La Supercoppa italiana in Arabia Saudita si trasforma in un calice amaro. Colmo di veleni e polemiche contro un Paese che calpesta i diritti delle donne ed è coinvolto nel raccapricciante omicidio del giornalista Jamal Khashoggi. Bisogna andare con ordine per capire come una partita di pallone si possa trasformare in un caso politico. A inizio anno la Lega calcio annuncia i criteri per l'acquisto dei biglietti per la sfida tra Juventus e Milan che si terrà a Gedda il prossimo 16 gennaio. Due i tipi di tagliandi: «single» riservati esclusivamente agli uomini; «family», da non tradurre con «famiglia» bensì con «misti», che fanno riferimento a settori dell'impianto dove possono accedere anche le donne. Ma ai tempi dei social basta un tweet per scatenare la vergogna: «Supercoppa italiana con tribune per soli maschi».

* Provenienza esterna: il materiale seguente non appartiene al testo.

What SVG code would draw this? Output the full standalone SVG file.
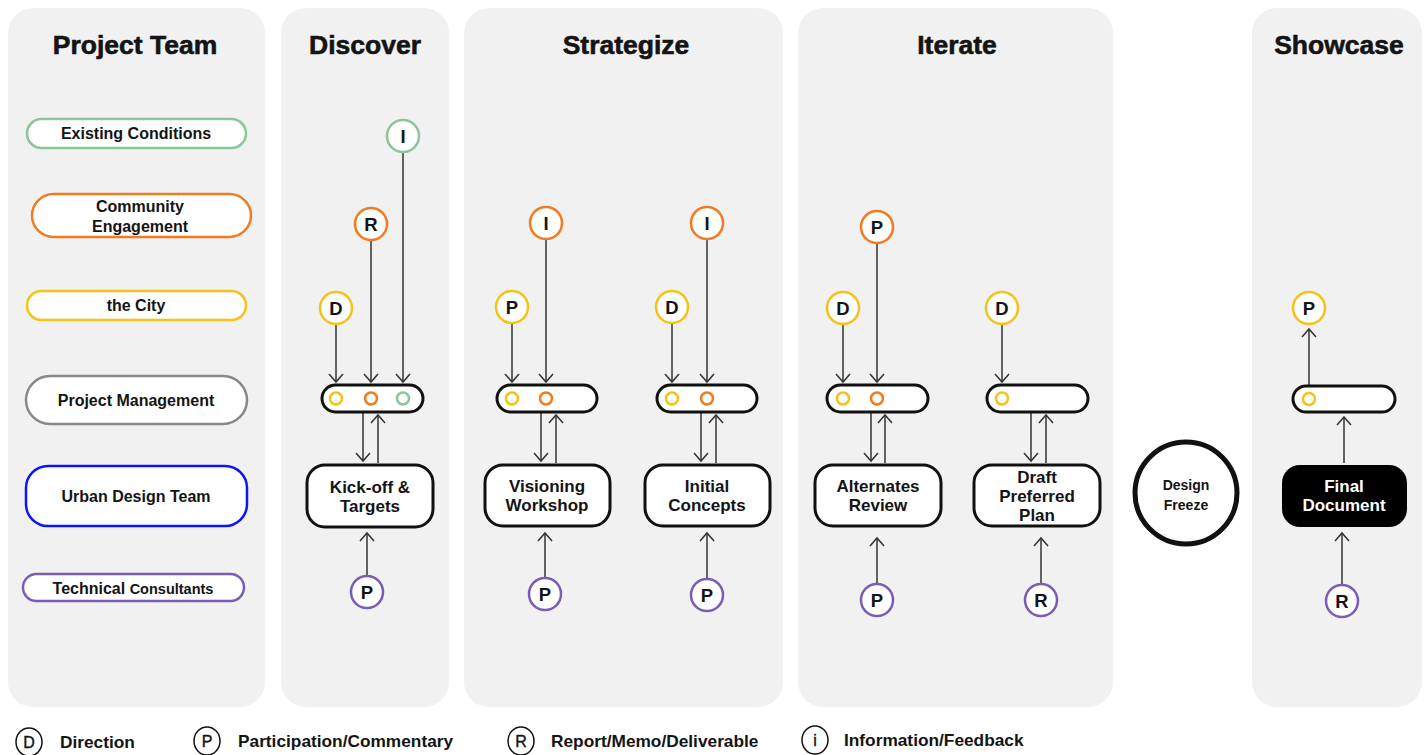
<svg xmlns="http://www.w3.org/2000/svg" width="1428" height="755" viewBox="0 0 1428 755">
<style>
text{font-family:"Liberation Sans",Arial,sans-serif;font-weight:bold;fill:#141414;text-anchor:middle}
.hdr{font-size:26.5px;stroke:#141414;stroke-width:0.6}
.lbl{font-size:16px}
.panel{fill:#f1f1f1}
.role{fill:#fff;stroke-width:2.5}
.pill{fill:#fff;stroke:#111;stroke-width:3}
.box{fill:#fff;stroke:#111;stroke-width:3}
.bt{font-size:17px}
.c{fill:#fff;stroke-width:2.5}
.ct{font-size:18.5px}
.dot{fill:#fff;stroke-width:2.5}
.y{stroke:#f5c21b}.o{stroke:#f47a1f}.g{stroke:#8cc59a}.pu{stroke:#7a5cb8}
.ln{stroke:#333;stroke-width:1.5;fill:none;marker-end:url(#ah)}
.leg{font-size:17.3px;text-anchor:start}
.lc{fill:#fff;stroke:#111;stroke-width:1.5}
.lct{font-size:16px;font-weight:normal;stroke:#141414;stroke-width:0.4}
</style>
<defs>
<marker id="ah" markerUnits="userSpaceOnUse" markerWidth="20" markerHeight="20" viewBox="-10 -10 20 20" refX="0" refY="0" orient="auto" overflow="visible">
<path d="M-8,-7 L0,0 L-8,7" fill="none" stroke="#333" stroke-width="1.5"/>
</marker>
</defs>
<rect width="1428" height="755" fill="#fff"/>
<g id="panels">
<rect class="panel" x="8" y="8" width="257" height="699" rx="25"/>
<rect class="panel" x="281" y="8" width="168" height="699" rx="25"/>
<rect class="panel" x="464" y="8" width="319" height="699" rx="25"/>
<rect class="panel" x="798" y="8" width="315" height="699" rx="25"/>
<rect class="panel" x="1252" y="8" width="170" height="699" rx="25"/>
<text class="hdr" x="135" y="54">Project Team</text>
<text class="hdr" x="365" y="54">Discover</text>
<text class="hdr" x="626" y="54">Strategize</text>
<text class="hdr" x="957" y="54">Iterate</text>
<text class="hdr" x="1339" y="54">Showcase</text>
</g>
<g id="roles">
<g id="role-existing"><rect class="role g" x="27" y="119" width="219" height="29" rx="14.5"/><text class="lbl" x="136" y="139">Existing Conditions</text></g>
<g id="role-community"><rect class="role o" x="32" y="194" width="219" height="43" rx="21.5"/><text class="lbl" x="140" y="212">Community</text><text class="lbl" x="140" y="232">Engagement</text></g>
<g id="role-city"><rect class="role y" x="27" y="291" width="219" height="29" rx="14.5"/><text class="lbl" x="136" y="311">the City</text></g>
<g id="role-pm"><rect class="role" stroke="#888" x="26" y="376" width="221" height="48" rx="24"/><text class="lbl" x="136" y="406">Project Management</text></g>
<g id="role-udt"><rect class="role" stroke="#0a14ff" x="26" y="466" width="221" height="60" rx="22"/><text class="lbl" x="136" y="502">Urban Design Team</text></g>
<g id="role-tech"><rect class="role pu" x="23" y="574" width="221" height="27" rx="13.5"/><text x="133" y="594"><tspan font-size="16">Technical </tspan><tspan font-size="14.5">Consultants</tspan></text></g>
</g>
<g id="connectors">
<line class="ln" x1="336" y1="325" x2="336" y2="382"/>
<line class="ln" x1="371" y1="241" x2="371" y2="382"/>
<line class="ln" x1="403" y1="153" x2="403" y2="382"/>
<line class="ln" x1="363" y1="413" x2="363" y2="461"/>
<line class="ln" x1="378" y1="463" x2="378" y2="415"/>
<line class="ln" x1="367" y1="575" x2="367" y2="533"/>

<line class="ln" x1="512" y1="324" x2="512" y2="382"/>
<line class="ln" x1="546" y1="240" x2="546" y2="382"/>
<line class="ln" x1="541" y1="413" x2="541" y2="461"/>
<line class="ln" x1="556" y1="463" x2="556" y2="415"/>
<line class="ln" x1="545" y1="577" x2="545" y2="533"/>

<line class="ln" x1="672" y1="324" x2="672" y2="382"/>
<line class="ln" x1="707" y1="240" x2="707" y2="382"/>
<line class="ln" x1="701" y1="413" x2="701" y2="461"/>
<line class="ln" x1="716" y1="463" x2="716" y2="415"/>
<line class="ln" x1="707" y1="578" x2="707" y2="533"/>

<line class="ln" x1="843" y1="325" x2="843" y2="382"/>
<line class="ln" x1="877" y1="244" x2="877" y2="382"/>
<line class="ln" x1="871" y1="413" x2="871" y2="461"/>
<line class="ln" x1="885" y1="463" x2="885" y2="415"/>
<line class="ln" x1="877" y1="583" x2="877" y2="538"/>

<line class="ln" x1="1002" y1="325" x2="1002" y2="382"/>
<line class="ln" x1="1031" y1="413" x2="1031" y2="461"/>
<line class="ln" x1="1046" y1="463" x2="1046" y2="415"/>
<line class="ln" x1="1041" y1="583" x2="1041" y2="538"/>

<line class="ln" x1="1309" y1="385" x2="1309" y2="329"/>
<line class="ln" x1="1344" y1="463" x2="1344" y2="417"/>
<line class="ln" x1="1342" y1="584" x2="1342" y2="533"/>
</g>
<g id="discover">
<g id="d-I"><circle class="c g" cx="403" cy="136" r="16"/><text class="ct" x="403" y="142.5">I</text></g>
<g id="d-R"><circle class="c o" cx="371" cy="224" r="16"/><text class="ct" x="371" y="230.5">R</text></g>
<g id="d-D"><circle class="c y" cx="336" cy="308" r="16"/><text class="ct" x="336" y="314.5">D</text></g>
<g id="d-pm"><rect class="pill" x="322" y="385" width="101" height="27" rx="13.5"/><circle class="dot y" cx="336" cy="398.5" r="6"/><circle class="dot o" cx="371" cy="398.5" r="6"/><circle class="dot g" cx="403" cy="398.5" r="6"/></g>
<g id="kickoff"><rect class="box" x="307" y="465" width="126" height="62" rx="18"/><text class="bt" x="370" y="493">Kick-off &amp;</text><text class="bt" x="370" y="512">Targets</text></g>
<g id="d-P"><circle class="c pu" cx="367" cy="592" r="16"/><text class="ct" x="367" y="598.5">P</text></g>
</g>
<g id="strategize">
<g id="s1-I"><circle class="c o" cx="546" cy="223" r="16"/><text class="ct" x="546" y="229.5">I</text></g>
<g id="s1-P"><circle class="c y" cx="512" cy="307" r="16"/><text class="ct" x="512" y="313.5">P</text></g>
<g id="s1-pm"><rect class="pill" x="497" y="385" width="100" height="27" rx="13.5"/><circle class="dot y" cx="512" cy="398.5" r="6"/><circle class="dot o" cx="546" cy="398.5" r="6"/></g>
<g id="visioning"><rect class="box" x="485" y="465" width="125" height="61" rx="18"/><text class="bt" x="547" y="492">Visioning</text><text class="bt" x="547" y="511">Workshop</text></g>
<g id="s1-Pb"><circle class="c pu" cx="545" cy="594" r="16"/><text class="ct" x="545" y="600.5">P</text></g>
<g id="s2-I"><circle class="c o" cx="707" cy="223" r="16"/><text class="ct" x="707" y="229.5">I</text></g>
<g id="s2-D"><circle class="c y" cx="672" cy="307" r="16"/><text class="ct" x="672" y="313.5">D</text></g>
<g id="s2-pm"><rect class="pill" x="657" y="385" width="100" height="27" rx="13.5"/><circle class="dot y" cx="672" cy="398.5" r="6"/><circle class="dot o" cx="707" cy="398.5" r="6"/></g>
<g id="initial"><rect class="box" x="645" y="465" width="125" height="61" rx="18"/><text class="bt" x="707" y="492">Initial</text><text class="bt" x="707" y="511">Concepts</text></g>
<g id="s2-Pb"><circle class="c pu" cx="707" cy="595" r="16"/><text class="ct" x="707" y="601.5">P</text></g>
</g>
<g id="iterate">
<g id="i1-P"><circle class="c o" cx="877" cy="227" r="16"/><text class="ct" x="877" y="233.5">P</text></g>
<g id="i1-D"><circle class="c y" cx="843" cy="308" r="16"/><text class="ct" x="843" y="314.5">D</text></g>
<g id="i1-pm"><rect class="pill" x="827" y="385" width="101" height="27" rx="13.5"/><circle class="dot y" cx="843" cy="398.5" r="6"/><circle class="dot o" cx="877" cy="398.5" r="6"/></g>
<g id="alternates"><rect class="box" x="815" y="465" width="126" height="61" rx="18"/><text class="bt" x="878" y="492">Alternates</text><text class="bt" x="878" y="511">Review</text></g>
<g id="i1-Pb"><circle class="c pu" cx="877" cy="600" r="16"/><text class="ct" x="877" y="606.5">P</text></g>
<g id="i2-D"><circle class="c y" cx="1002" cy="308" r="16"/><text class="ct" x="1002" y="314.5">D</text></g>
<g id="i2-pm"><rect class="pill" x="987" y="385" width="101" height="27" rx="13.5"/><circle class="dot y" cx="1002" cy="398.5" r="6"/></g>
<g id="draft"><rect class="box" x="974" y="465" width="126" height="61" rx="18"/><text class="bt" x="1037" y="483">Draft</text><text class="bt" x="1037" y="502">Preferred</text><text class="bt" x="1037" y="521">Plan</text></g>
<g id="i2-R"><circle class="c pu" cx="1041" cy="600" r="16"/><text class="ct" x="1041" y="606.5">R</text></g>
</g>
<g id="freeze"><circle cx="1186" cy="493" r="51" fill="#fff" stroke="#111" stroke-width="5"/><text font-size="14" x="1186" y="490">Design</text><text font-size="14" x="1186" y="510">Freeze</text></g>
<g id="showcase">
<g id="sh-P"><circle class="c y" cx="1309" cy="308" r="16"/><text class="ct" x="1309" y="314.5">P</text></g>
<g id="sh-pm"><rect class="pill" x="1293" y="386" width="102" height="26" rx="13"/><circle class="dot y" cx="1309" cy="399" r="6"/></g>
<g id="final"><rect x="1282" y="465" width="125" height="62" rx="18" fill="#000"/><text class="bt" x="1344" y="492" style="fill:#fff">Final</text><text class="bt" x="1344" y="511" style="fill:#fff">Document</text></g>
<g id="sh-R"><circle class="c pu" cx="1342" cy="601" r="16"/><text class="ct" x="1342" y="607.5">R</text></g>
</g>
<g id="legend">
<ellipse class="lc" cx="29" cy="742" rx="13" ry="14"/><text class="lct" x="29" y="748">D</text><text class="leg" x="60" y="748">Direction</text>
<ellipse class="lc" cx="207" cy="741" rx="13" ry="14"/><text class="lct" x="207" y="747">P</text><text class="leg" x="238" y="747">Participation/Commentary</text>
<ellipse class="lc" cx="521" cy="741" rx="13" ry="14"/><text class="lct" x="521" y="747">R</text><text class="leg" x="551" y="747">Report/Memo/Deliverable</text>
<ellipse class="lc" cx="815" cy="740" rx="13" ry="14"/><text class="lct" x="815" y="746">i</text><text class="leg" x="844" y="746">Information/Feedback</text>
</g>
</svg>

È troppo tardi quando arrivano le precisazioni del governo locale e della stessa Lega calcio. «Le donne potranno andare allo stadio da sole», fa sapere l'ambasciata saudita. Il presidente della confindustria del pallone, Gaetano Micciché, è ancora più esplicito: «Non è necessario l'accompagnamento di un uomo: la Supercoppa sarà ricordata dalla storia come la prima competizione ufficiale internazionale a cui le donne saudite potranno assistere dal vivo: una svolta».

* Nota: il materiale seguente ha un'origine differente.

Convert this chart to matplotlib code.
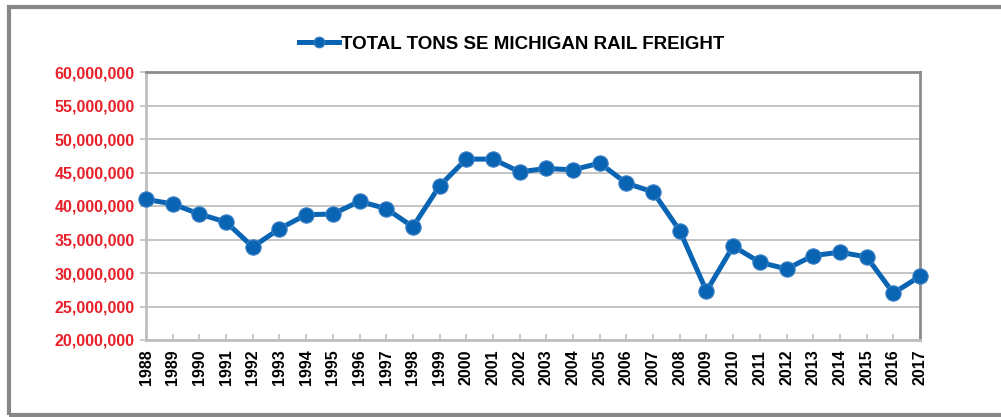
import matplotlib.pyplot as plt
from matplotlib.patches import Rectangle
from matplotlib.ticker import FuncFormatter

years = list(range(1988, 2018))
tons = [41.0, 40.3, 38.8, 37.6, 33.9, 36.6, 38.7, 38.8, 40.7, 39.6,
        36.9, 43.0, 47.0, 47.0, 45.1, 45.6, 45.4, 46.4, 43.4, 42.1,
        36.3, 27.3, 34.0, 31.6, 30.6, 32.6, 33.1, 32.4, 27.0, 29.5]
tons = [v * 1e6 for v in tons]
label = 'TOTAL TONS SE MICHIGAN RAIL FREIGHT'

plt.rcParams['font.family'] = ['Liberation Sans', 'DejaVu Sans']
plt.rcParams['font.weight'] = 'bold'

fig = plt.figure(figsize=(10.01, 4.17), dpi=100)
# outer chart border
fig.patches.append(Rectangle((9 / 1001, 2 / 417), 1.0, 408 / 417, transform=fig.transFigure,
                             fill=False, edgecolor='#878787', linewidth=3))

ax = fig.add_axes([146 / 1001, 1 - 340 / 417, (920 - 146) / 1001, (340 - 72) / 417])
ax.plot(years, tons, color='#0A64B4', linewidth=3.6, marker='o', markersize=11,
        markeredgecolor='#3A80C4', markeredgewidth=0.8, label=label, zorder=3, clip_on=False)

ax.set_xlim(1988, 2017)
ax.set_ylim(20e6, 60e6)
ax.set_yticks(range(20000000, 60000001, 5000000))
ax.yaxis.set_major_formatter(FuncFormatter(lambda v, p: f'{int(v):,}'))
ax.set_xticks(years)
ax.set_xticklabels([str(y) for y in years], rotation=90)
ax.grid(axis='y', color='#BFBFBF', linewidth=1.3)
ax.set_axisbelow(True)

for s in ax.spines.values():
    s.set_color('#8C8C8C')
    s.set_linewidth(2)
ax.spines['bottom'].set_color('#BFBFBF')
ax.spines['left'].set_color('#BFBFBF')

ax.tick_params(axis='y', colors='#BFBFBF', labelcolor='#E8202A', labelsize=11.5,
               length=4, width=1.2, pad=4)
ax.tick_params(axis='x', direction='in', colors='#BFBFBF', labelcolor='black',
               labelsize=11.5, length=4, width=1.2, pad=7)
for t in ax.get_yticklabels() + ax.get_xticklabels():
    t.set_fontweight('bold')

leg = fig.legend(loc='center', bbox_to_anchor=(512 / 1001, 1 - 44 / 417), frameon=False,
                 handlelength=2.1, handletextpad=0.15, markerscale=0.7,
                 prop={'weight': 'bold', 'size': 13.5})

fig.savefig('out.png', dpi=100)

Juventus e Milan lasciano la parola all'organizzatore. Non il mondo politico, la cui levata di scudi è a senso unico e chiede ai club «di non giocare». Il ministro dell'Interno, Matteo Salvini: «Che si giochi in un Paese islamico dove le donne non possono andare allo stadio se non sono accompagnate da un uomo è una schifezza». E ancora: «Qualche milione di euro si può raccattare in altra maniera. Mi aspetto una reazione di orgoglio. È la morte del calcio. Dove sono le femministe e le Boldrini di turno?». Ma l'ex presidente della Camera aveva già detto: «I signori del calcio vendano pure i diritti delle partite ma non si permettano di barattare i diritti delle donne!». Se non altro il pallone ha messo d'accordo Salvini e Boldrini. Dura Giorgia Meloni: «Abbiamo venduto secoli di civiltà europea e di battaglie per i diritti delle donne ai soldi dei sauditi? La Federcalcio blocchi questa vergogna assoluta».
Ma il presidente della Lega calcio, Micciché, ha ributtato subito la palla nell'altro campo: «Il calcio fa parte del sistema culturale ed economico italiano e non può avere logiche, soprattutto nelle relazioni internazionali, diverse da quelle del Paese a cui appartiene. L'Arabia Saudita è il maggior partner commerciale italiano nell'area mediorientale. Nessuno di tali rapporti è stato interrotto». A Raisport ha poi aggiunto: «Se la vicenda Khashoggi fosse avvenuta prima, probabilmente non avrei fatto questa scelta. Per la decisione non ho sentito le istituzioni». Anche perché negli stessi giorni, inizio giugno, il governo Conte otteneva la fiducia del Parlamento.
Si rischia il paradosso. Lo stesso fatto da una parte è visto come fonte discriminazione, dall'altra come occasione unica di emancipazione. Basti pensare che in Arabia Saudita solo un anno fa il pubblico femminile per la prima volta ha potuto assistere a una partita tra squadre locali, mentre in ottobre c'erano anche le donne per l'amichevole Argentina-Brasile. Dalla lega calcio assicurano che per Juve-Milan le occidentali non avranno l'obbligo di indossare l'abaya, l'abito nero.
Lo sport è considerato dal principe Mohammed bin Salman, un'occasione unica per aprirsi al mondo. Ecco spiegati i 22,5 milioni per la supercoppa italiana. Tanti, ma non abbastanza per svuotare dai veleni il calice amaro.